In an Independence Day television address, President Beji Caid Essebsi described the carnage as a “great disaster” but said it could have been much worse.

Speaking of the police response, he said: “Their intervention stopped the terrorists from setting off their explosive belts, which would have caused more than 100 deaths if they had detonated.”

His address came on the day, the 59th anniversary of independent from France, that thousands of people gathered on the main Avenue Habib Bourguiba in the heart of the capital in the wake of the massacre that threatened to throw the fledgling democracy into dissaray.

Some danced while draped in Tunisian flags. “We will continue with our path to democracy,” promised Soumaya Said, a young woman waving a sign saying “We’re Bardo, We are Tunisia, We are against Terrorism”,

Adib Adela, a school inspector from the southern Tunisian town of Zarzis, said the rally had special significance in the wake of the attacks. “We are here to support the language of tolerance, not of violence,” he said.

The show of national unity came as more details emerged about the two men who killed 20 foreign tourists the Bardo Museum. Yassine Laabidi and Hatem Khachnaoui travelled to Libya in December to receive weapons training in December, said the authorities. Laabidi hailed from the working-class Tunis suburb of Ibn Khaldun, and Khachnaoui was from the western town of Sbeitla.

The European Union pledged to step up help for Tunisia yesterday.

“Events in the southern Mediterranean are dangerous for Europe,” European Council President Donald Tusk told a news conference after an EU summit in Brussels. “We have to offer everything we can to stabilise the situation in Tunisia. We can’t say Tunisia is destabilised after this terrorist attack, but the risk is quite obvious,” he added.

Foreign Secretary Philip Hammond has said the UK Government “stands ready” to send specialist counter-terrorism police to support the post-attack investigation.

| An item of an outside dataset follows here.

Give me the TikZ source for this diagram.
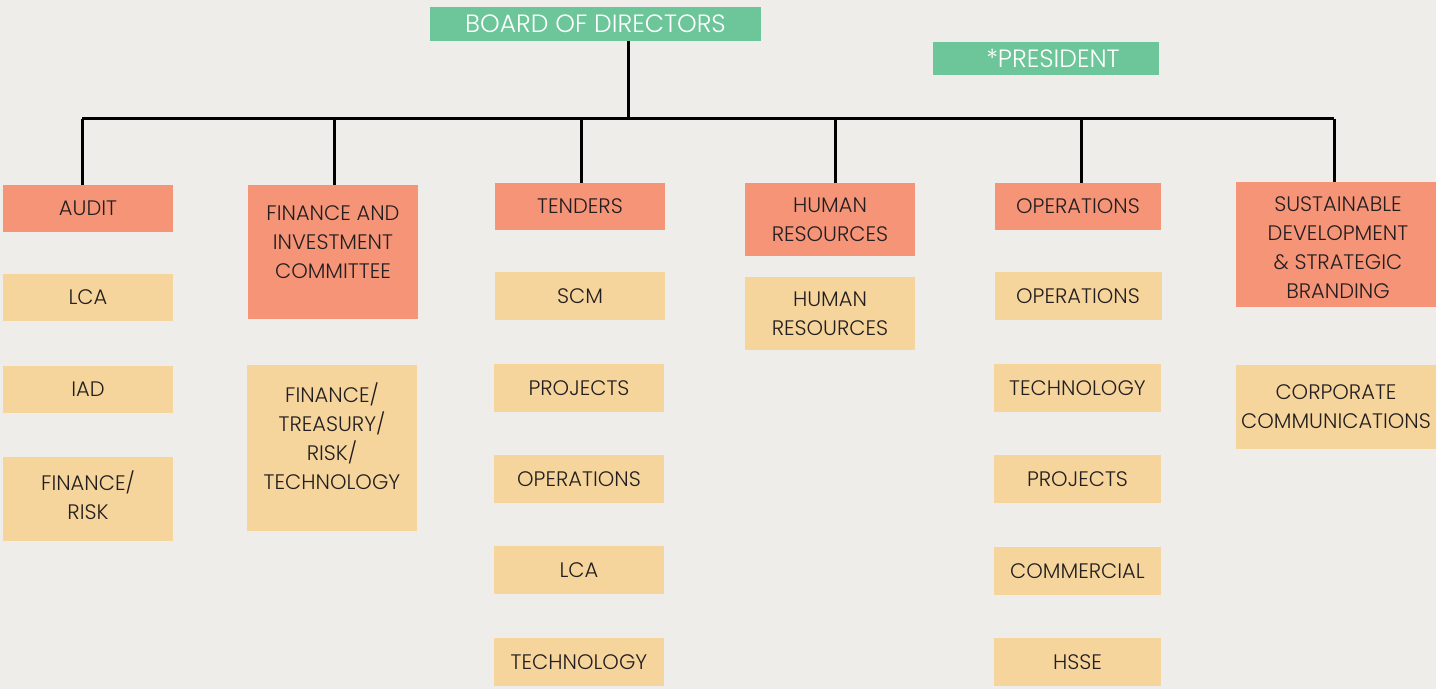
\documentclass[tikz,border=0pt]{standalone}
\usepackage{fontspec}
\IfFontExistsTF{Poppins Light}{\setmainfont{Poppins Light}}{\setmainfont{Poppins}}
\usepackage{tikz}
\usetikzlibrary{calc,positioning}
\definecolor{paper}{HTML}{EFEDEA}
\definecolor{board}{HTML}{6CC69A}
\definecolor{head}{HTML}{F69478}
\definecolor{unit}{HTML}{F6D59C}
\definecolor{ink}{HTML}{231F20}

\begin{document}
\begin{tikzpicture}[x=0.5pt, y=-0.5pt,
    top/.style={fill=board,text=white,inner sep=0pt,font=\fontsize{12.5}{15}\selectfont,minimum width=165.5pt,minimum height=17pt},
    dept/.style={fill=head,text=ink,inner sep=0pt,align=center,font=\fontsize{10.5}{14.5}\selectfont,minimum width=85pt,minimum height=23.5pt},
    sub/.style={dept,fill=unit},
    txt/.style={text=ink,align=center,font=\fontsize{10.5}{14.5}\selectfont},
    wire/.style={line width=1.5pt,black}]
    \fill[paper] (0,0) rectangle (1436,689);

    \node[top] (bod) at (595.5,24) {BOARD OF DIRECTORS};
    \node[top,minimum width=113pt,minimum height=16.5pt] (pres) at (1046,58.5) {\hspace*{7pt}*PRESIDENT};

    % committees
    \node[dept] (c1) at (88,208.5) {AUDIT};
    \node[dept,minimum height=67pt] (c2) at (333,252) {};
    \node[txt] at (333,242) {FINANCE AND\\INVESTMENT\\COMMITTEE};
    \node[dept] (c3) at (580,206.5) {TENDERS};
    \node[dept,minimum height=36.5pt] (c4) at (830,219.5) {HUMAN\\RESOURCES};
    \node[dept,minimum width=83pt] (c5) at (1078,206.5) {OPERATIONS};
    \node[dept,minimum width=100pt,minimum height=62.5pt] (c6) at (1336,244.5) {};
    \node[txt] at (1338,248) {SUSTAINABLE\\DEVELOPMENT\\\& STRATEGIC\\BRANDING};

    % members
    \node[sub] (a1) at (88,297.5) {LCA};
    \node[sub] (a2) at (88,389.5) {IAD};
    \node[sub,minimum height=42pt] (a3) at (88,499) {};
    \node[txt] at (88,495) {FINANCE/\\RISK};

    \node[sub,minimum height=83pt] (b1) at (332,448) {};
    \node[txt] at (332,436) {FINANCE/\\TREASURY/\\RISK/\\TECHNOLOGY};

    \node[sub,minimum height=24pt] (d1) at (580,296.5) {SCM};
    \node[sub,minimum height=24pt] (d2) at (579,388.5) {PROJECTS};
    \node[sub,minimum height=24pt] (d3) at (579,479) {OPERATIONS};
    \node[sub,minimum height=24pt] (d4) at (579,570) {LCA};
    \node[sub,minimum height=24pt] (d5) at (579,662) {TECHNOLOGY};

    \node[sub,minimum height=36.5pt] (e1) at (830,313.5) {HUMAN\\RESOURCES};

    \node[sub,minimum width=83.5pt,minimum height=24pt] (f1) at (1078,296.5) {OPERATIONS};
    \node[sub,minimum width=83.5pt,minimum height=24pt] (f2) at (1077.5,388.5) {TECHNOLOGY};
    \node[sub,minimum width=83.5pt,minimum height=24pt] (f3) at (1077.5,479) {PROJECTS};
    \node[sub,minimum width=83.5pt,minimum height=24pt] (f4) at (1077.5,571) {COMMERCIAL};
    \node[sub,minimum width=83.5pt,minimum height=24pt] (f5) at (1077.5,662) {HSSE};

    \node[sub,minimum width=100pt,minimum height=42pt] (g1) at (1336,407) {CORPORATE\\COMMUNICATIONS};

    % lines
    \coordinate (hub) at (628,119);
    \coordinate (t1) at (82,119);
    \coordinate (t2) at (334,119);
    \coordinate (t3) at (581,119);
    \coordinate (t4) at (835,119);
    \coordinate (t5) at (1081,119);
    \coordinate (t6) at (1334,119);
    \draw[wire] (hub |- bod.south) -- (hub);
    \draw[wire] (t1) -- (t6);
    \draw[wire] (t1) -- (t1 |- c1.north);
    \draw[wire] (t2) -- (t2 |- c2.north);
    \draw[wire] (t3) -- (t3 |- c3.north);
    \draw[wire] (t4) -- (t4 |- c4.north);
    \draw[wire] (t5) -- (t5 |- c5.north);
    \draw[wire] (t6) -- (t6 |- c6.north);
  \end{tikzpicture}
\end{document}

For some in Tunisia, the attack was evidence that authorities had not done enough to battle the threat of terror. “We’ve been experiencing the problem of terrorism for three years and the authorities haven’t done enough,” Mr Adela, who is a member of the leftist Popular Front movement, said. “The most important thing is to hold a proper investigation, and to find out who was behind this,” he added

The repatriation of the injured has begun, with four Polish patients and two French patients being evacuated from Hospital Charles Nicolle, the main hospital where those injured in the attack have been housed, being flown out yesterday afternoon.

“I have been very well treated and would definitely return to Tunisia,” a Polish patient told The Independent, smiling as he was wheeled into an ambulance on his way to the airport.

Poland’s foreign ministry said yesterday that a third Polish citizen was confirmed dead after Wednesday’s attack. Ten Poles were wounded in the attack, it said in a statement.

On Thursday, the ministry said it had established that two Polish citizens were among the tourists shot by gunmen, with one presumed missing.

Professor Anis Klouz, head of the crisis group in Tunis that is overseeing the medical and counselling services for the victims and their families, said the majority of victims had now been identified.

Tunisian Health Minister Samar Samoud told The Associated Press yesterday the latest tally of victims included four Italians, three Japanese and three French, two Spanish and two Colombians and one citizen each from Britain, Poland and Belgium.